▶ Task directions:
The lines from the top of the material through the line with "import plotly.graph_objects as go" are to be set down exactly. Leave the pictures out.

********************

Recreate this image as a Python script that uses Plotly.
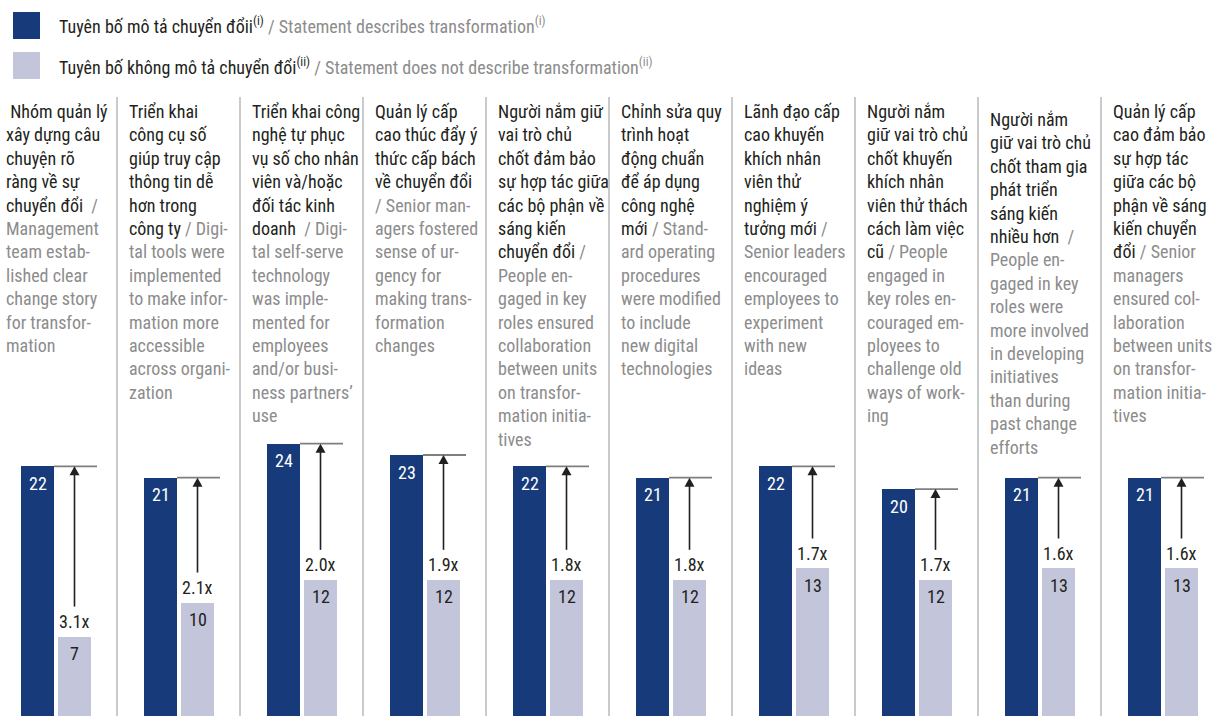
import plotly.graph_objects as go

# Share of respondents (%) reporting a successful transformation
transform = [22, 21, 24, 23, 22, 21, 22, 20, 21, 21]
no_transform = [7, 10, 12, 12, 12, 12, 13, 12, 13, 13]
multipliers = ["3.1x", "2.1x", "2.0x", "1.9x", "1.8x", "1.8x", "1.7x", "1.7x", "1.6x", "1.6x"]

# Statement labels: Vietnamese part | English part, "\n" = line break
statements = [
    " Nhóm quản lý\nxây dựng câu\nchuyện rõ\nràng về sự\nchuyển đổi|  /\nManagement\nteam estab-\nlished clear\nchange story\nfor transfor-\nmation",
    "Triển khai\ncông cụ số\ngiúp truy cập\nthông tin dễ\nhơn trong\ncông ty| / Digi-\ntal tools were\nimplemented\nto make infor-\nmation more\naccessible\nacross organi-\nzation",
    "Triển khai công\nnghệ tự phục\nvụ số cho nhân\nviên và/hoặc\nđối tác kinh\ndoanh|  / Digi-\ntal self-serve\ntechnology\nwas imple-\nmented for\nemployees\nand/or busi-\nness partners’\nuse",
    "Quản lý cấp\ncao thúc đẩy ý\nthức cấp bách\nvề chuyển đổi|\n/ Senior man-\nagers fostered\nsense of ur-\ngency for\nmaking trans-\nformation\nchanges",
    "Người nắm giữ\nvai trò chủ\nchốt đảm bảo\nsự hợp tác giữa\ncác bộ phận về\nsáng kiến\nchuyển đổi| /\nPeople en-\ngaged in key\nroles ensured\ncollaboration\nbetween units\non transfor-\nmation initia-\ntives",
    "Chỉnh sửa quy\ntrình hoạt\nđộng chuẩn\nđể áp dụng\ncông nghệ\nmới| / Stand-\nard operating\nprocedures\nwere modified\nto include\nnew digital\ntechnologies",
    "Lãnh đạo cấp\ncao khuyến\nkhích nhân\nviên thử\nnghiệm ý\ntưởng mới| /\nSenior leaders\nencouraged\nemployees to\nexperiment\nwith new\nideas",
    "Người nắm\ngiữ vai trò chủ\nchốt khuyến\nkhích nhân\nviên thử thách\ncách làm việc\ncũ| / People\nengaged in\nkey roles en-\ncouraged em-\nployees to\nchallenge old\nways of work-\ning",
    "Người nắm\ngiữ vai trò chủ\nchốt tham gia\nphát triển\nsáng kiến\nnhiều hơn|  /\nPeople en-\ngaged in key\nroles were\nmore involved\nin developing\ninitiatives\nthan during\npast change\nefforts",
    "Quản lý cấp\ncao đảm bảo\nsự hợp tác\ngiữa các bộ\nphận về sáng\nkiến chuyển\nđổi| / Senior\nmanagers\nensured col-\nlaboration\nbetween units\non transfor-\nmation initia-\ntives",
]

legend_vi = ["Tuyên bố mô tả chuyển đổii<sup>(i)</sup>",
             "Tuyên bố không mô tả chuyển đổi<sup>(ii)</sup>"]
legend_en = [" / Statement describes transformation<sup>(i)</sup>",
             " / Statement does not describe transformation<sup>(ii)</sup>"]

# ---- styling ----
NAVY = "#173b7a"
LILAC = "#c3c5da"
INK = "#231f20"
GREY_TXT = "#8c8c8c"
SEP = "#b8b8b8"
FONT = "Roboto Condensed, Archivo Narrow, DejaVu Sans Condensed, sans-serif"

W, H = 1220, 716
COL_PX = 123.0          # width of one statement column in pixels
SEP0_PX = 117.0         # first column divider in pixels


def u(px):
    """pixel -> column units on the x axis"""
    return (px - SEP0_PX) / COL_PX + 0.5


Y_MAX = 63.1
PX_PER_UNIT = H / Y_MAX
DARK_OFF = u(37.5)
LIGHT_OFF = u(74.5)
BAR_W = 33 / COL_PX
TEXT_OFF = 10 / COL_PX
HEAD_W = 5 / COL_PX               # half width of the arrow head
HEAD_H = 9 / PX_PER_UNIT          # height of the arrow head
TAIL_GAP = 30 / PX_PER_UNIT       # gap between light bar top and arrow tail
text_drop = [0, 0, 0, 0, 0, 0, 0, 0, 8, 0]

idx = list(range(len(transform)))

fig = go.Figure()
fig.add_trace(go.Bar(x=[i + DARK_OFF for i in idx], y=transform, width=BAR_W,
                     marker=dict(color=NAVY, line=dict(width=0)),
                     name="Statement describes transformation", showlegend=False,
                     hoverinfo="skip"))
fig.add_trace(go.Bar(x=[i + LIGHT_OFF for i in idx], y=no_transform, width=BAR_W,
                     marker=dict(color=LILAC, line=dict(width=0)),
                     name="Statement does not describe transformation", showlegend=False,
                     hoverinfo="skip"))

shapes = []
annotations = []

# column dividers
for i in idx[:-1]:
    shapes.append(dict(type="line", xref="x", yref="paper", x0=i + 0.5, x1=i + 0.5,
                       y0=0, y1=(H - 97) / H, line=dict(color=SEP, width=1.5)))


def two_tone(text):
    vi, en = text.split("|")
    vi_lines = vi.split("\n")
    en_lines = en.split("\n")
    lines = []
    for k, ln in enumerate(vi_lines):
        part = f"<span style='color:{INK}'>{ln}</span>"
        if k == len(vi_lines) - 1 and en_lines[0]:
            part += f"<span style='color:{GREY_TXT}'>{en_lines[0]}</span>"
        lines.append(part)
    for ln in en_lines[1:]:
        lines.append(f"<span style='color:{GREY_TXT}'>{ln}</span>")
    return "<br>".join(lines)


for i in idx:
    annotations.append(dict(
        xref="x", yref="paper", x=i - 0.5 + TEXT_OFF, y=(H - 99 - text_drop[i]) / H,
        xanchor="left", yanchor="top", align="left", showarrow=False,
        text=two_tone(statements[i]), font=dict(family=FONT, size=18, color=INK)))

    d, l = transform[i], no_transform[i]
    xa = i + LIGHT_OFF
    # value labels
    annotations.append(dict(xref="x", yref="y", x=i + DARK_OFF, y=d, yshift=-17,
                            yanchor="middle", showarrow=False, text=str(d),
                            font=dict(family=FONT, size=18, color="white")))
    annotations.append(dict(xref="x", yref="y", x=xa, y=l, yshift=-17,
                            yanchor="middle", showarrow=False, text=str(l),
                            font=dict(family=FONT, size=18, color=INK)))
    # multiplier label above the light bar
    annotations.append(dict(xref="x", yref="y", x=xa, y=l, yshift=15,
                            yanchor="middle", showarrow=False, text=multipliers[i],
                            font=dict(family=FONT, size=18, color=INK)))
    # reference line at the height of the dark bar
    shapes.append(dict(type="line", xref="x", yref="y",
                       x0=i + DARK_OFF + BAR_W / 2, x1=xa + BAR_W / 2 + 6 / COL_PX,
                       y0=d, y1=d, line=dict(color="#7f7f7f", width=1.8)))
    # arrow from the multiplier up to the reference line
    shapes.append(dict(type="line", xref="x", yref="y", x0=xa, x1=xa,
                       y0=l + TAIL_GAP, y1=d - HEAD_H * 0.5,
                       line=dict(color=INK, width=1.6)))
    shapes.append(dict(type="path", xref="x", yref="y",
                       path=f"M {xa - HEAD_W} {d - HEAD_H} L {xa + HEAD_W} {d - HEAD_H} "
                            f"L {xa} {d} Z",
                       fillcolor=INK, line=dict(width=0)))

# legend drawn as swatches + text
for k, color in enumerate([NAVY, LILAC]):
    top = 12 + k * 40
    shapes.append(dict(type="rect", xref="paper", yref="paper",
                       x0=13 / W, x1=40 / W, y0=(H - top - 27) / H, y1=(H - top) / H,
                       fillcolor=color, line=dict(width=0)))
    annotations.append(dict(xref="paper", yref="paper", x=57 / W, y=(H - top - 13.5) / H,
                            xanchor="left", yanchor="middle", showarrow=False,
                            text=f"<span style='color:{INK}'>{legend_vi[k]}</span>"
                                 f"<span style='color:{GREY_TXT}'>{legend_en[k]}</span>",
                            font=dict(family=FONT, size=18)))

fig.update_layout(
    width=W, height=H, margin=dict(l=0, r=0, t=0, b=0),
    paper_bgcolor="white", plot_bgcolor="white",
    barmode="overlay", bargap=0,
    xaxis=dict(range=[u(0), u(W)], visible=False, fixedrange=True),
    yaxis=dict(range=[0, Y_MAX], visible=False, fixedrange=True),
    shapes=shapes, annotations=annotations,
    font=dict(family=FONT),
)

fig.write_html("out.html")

********************

▶ Correct answer:
Recreate this image as a Python script that uses Plotly.
import plotly.graph_objects as go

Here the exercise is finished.